At Least 26 Killed in Riots in Egypt After Soccer Disaster Verdict

Riots break out in Port Said after a Cairo judge sentences 21 soccer fans from that city to death for involvement in 2012 stadium disaster, in which 74 people died.

At least 26 people were killed in Port Said on Saturday in a rampage by protesters angry that a court had sentenced 21 people to death over a soccer stadium disaster that killed 74 last year, state TV reported.

Armored vehicles and military police were deployed on the streets of the Mediterranean city. The state news agency quoted a general as saying the military was sent to "establish calm and stability in Port Said and to protect public institutions."

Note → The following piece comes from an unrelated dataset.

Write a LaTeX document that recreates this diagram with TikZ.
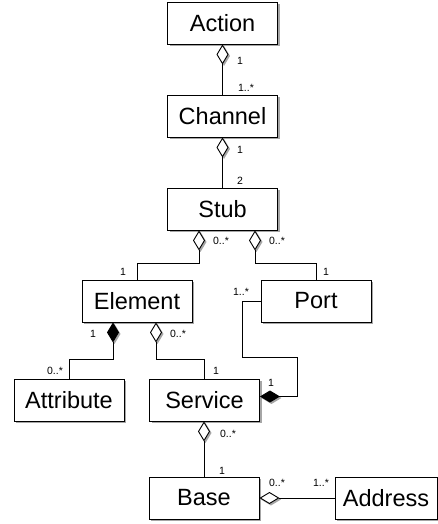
\documentclass[tikz,border=0pt]{standalone}
\usepackage{fontspec}
\setmainfont{Liberation Sans}
\usetikzlibrary{arrows.meta,shadows}
\newcommand\vdiamsh[1]{\fill[gray!70] ([shift={(1.5,1.5)}]#1) -- ++(6,10) -- ++(-6,10) -- ++(-6,-10) -- cycle;}
\newcommand\hdiamsh[1]{\fill[gray!70] ([shift={(1.5,1.5)}]#1) -- ++(10,6) -- ++(10,-6) -- ++(-10,-6) -- cycle;}
\begin{document}
\begin{tikzpicture}[x=1pt,y=-1pt,
  cls/.style={draw,line width=0.9pt,fill=white,minimum width=110pt,minimum height=42pt,inner sep=0pt,
    font=\fontsize{23.5}{24}\selectfont,
    drop shadow={shadow xshift=2pt,shadow yshift=-2pt,fill=gray!70,opacity=1}},
  lbl/.style={inner sep=0pt,font=\fontsize{10.5}{10.5}\selectfont},
  conn/.style={line width=0.9pt},
  agg/.style={{Diamond[fill=white,length=20pt,width=12pt]}-},
  comp/.style={{Diamond[length=20pt,width=12pt]}-}
]
\useasboundingbox (0,0) rectangle (438,524);

\node[cls] (action) at (222.5,23) {Action};
\node[cls] (channel) at (222.5,116) {Channel};
\node[cls] (stub) at (222.5,209) {Stub};
\node[cls] (element) at (137,301) {Element};
\node[cls] (port) at (316,301) {Port};
\node[cls] (attribute) at (69,400) {Attribute};
\node[cls] (service) at (204.5,400) {Service};
\node[cls] (base) at (204,498) {Base};
\node[cls,minimum width=102pt] (address) at (386,498) {Address};

\coordinate (stubL) at ([xshift=-23.5pt]stub.south);
\coordinate (stubR) at ([xshift=32.5pt]stub.south);
\coordinate (elemL) at ([xshift=-24pt]element.south);
\coordinate (elemR) at ([xshift=19pt]element.south);
\coordinate (servB) at ([xshift=-0.5pt]service.south);
\coordinate (servE) at ([yshift=3.5pt]service.east);

% diamond shadows
\vdiamsh{action.south}
\vdiamsh{channel.south}
\vdiamsh{stubL}
\vdiamsh{stubR}
\vdiamsh{elemL}
\vdiamsh{elemR}
\vdiamsh{servB}
\hdiamsh{servE}
\hdiamsh{base.east}

\draw[conn,agg] (action.south) -- (channel.north);
\draw[conn,agg] (channel.south) -- (stub.north);
\draw[conn,agg] (stubL) -- ++(0,33) -| (element.north);
\draw[conn,agg] (stubR) -- ++(0,33) -| (port.north);
\draw[conn,comp] (elemL) -- ++(0,37) -| (attribute.north);
\draw[conn,agg] (elemR) -- ++(0,37) -| (service.north);
\draw[conn,comp] (servE) -- (297,396.5) -- (297,357) -- (242,357) |- (port.west);
\draw[conn,agg] (servB) -- (base.north);
\draw[conn,agg] (base.east) -- (address.west);

\node[lbl] (l1) at (240,61) {1};
\node[lbl] (l2) at (246,88) {1..*};
\node[lbl] (l3) at (240,150) {1};
\node[lbl] (l4) at (240,181) {2};
\node[lbl] (l5) at (221,241) {0..*};
\node[lbl] (l6) at (277,241) {0..*};
\node[lbl] (l7) at (123,272) {1};
\node[lbl] (l8) at (326,272) {1};
\node[lbl] (l9) at (241,292) {1..*};
\node[lbl] (l10) at (93,334) {1};
\node[lbl] (l11) at (178,334) {0..*};
\node[lbl] (l12) at (55,371) {0..*};
\node[lbl] (l13) at (216,371) {1};
\node[lbl] (l14) at (271,383) {1};
\node[lbl] (l15) at (228,434) {0..*};
\node[lbl] (l16) at (222,471) {1};
\node[lbl] (l17) at (277,483) {0..*};
\node[lbl] (l18) at (321,483) {1..*};
\end{tikzpicture}
\end{document}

The ruling followed nine deaths during protests nationwide on Friday and early on Saturday, held to mark two years since Egypt's revolution forced strongman Hosni Mubarak from power and to accuse President Mohamed Morsi and his Islamist allies of re-imposing authoritarian rule. 

The judge, Sobhy Abdel Maguid, read out a list of 21 names "referred to the Mufti," a phrase used to denote a death verdict as all such sentences must be reviewed by Egypt's top religious authority.

Seventy-three people have been charged with involvement in the February 1, 2012 disaster at the end of a match between Cairo's al-Ahly and al-Masry, the local team.

Spectators were crushed when panicked crowds tried to escape from the stadium after a post-match pitch invasion by supporters of al-Masry. Others fell or were thrown from terraces, witnesses said.

Many of those who died were supporters of al-Ahly.

The verdicts for others accused will be announced on March 9, said the judge, who had called for calm in the court before and during the reading of the ruling.

In response to the sentences, supporters gathered at al-Ahly club in Cairo cheered. In the courtroom on the outskirts of Cairo, families of victims clapped and some wept with emotion.

"God is greatest" one shouted, while others held up pictures of the victims.

Soccer fans and families of those killed had threatened more violence if the punishments did not satisfy them, and many had demanded the accused be executed.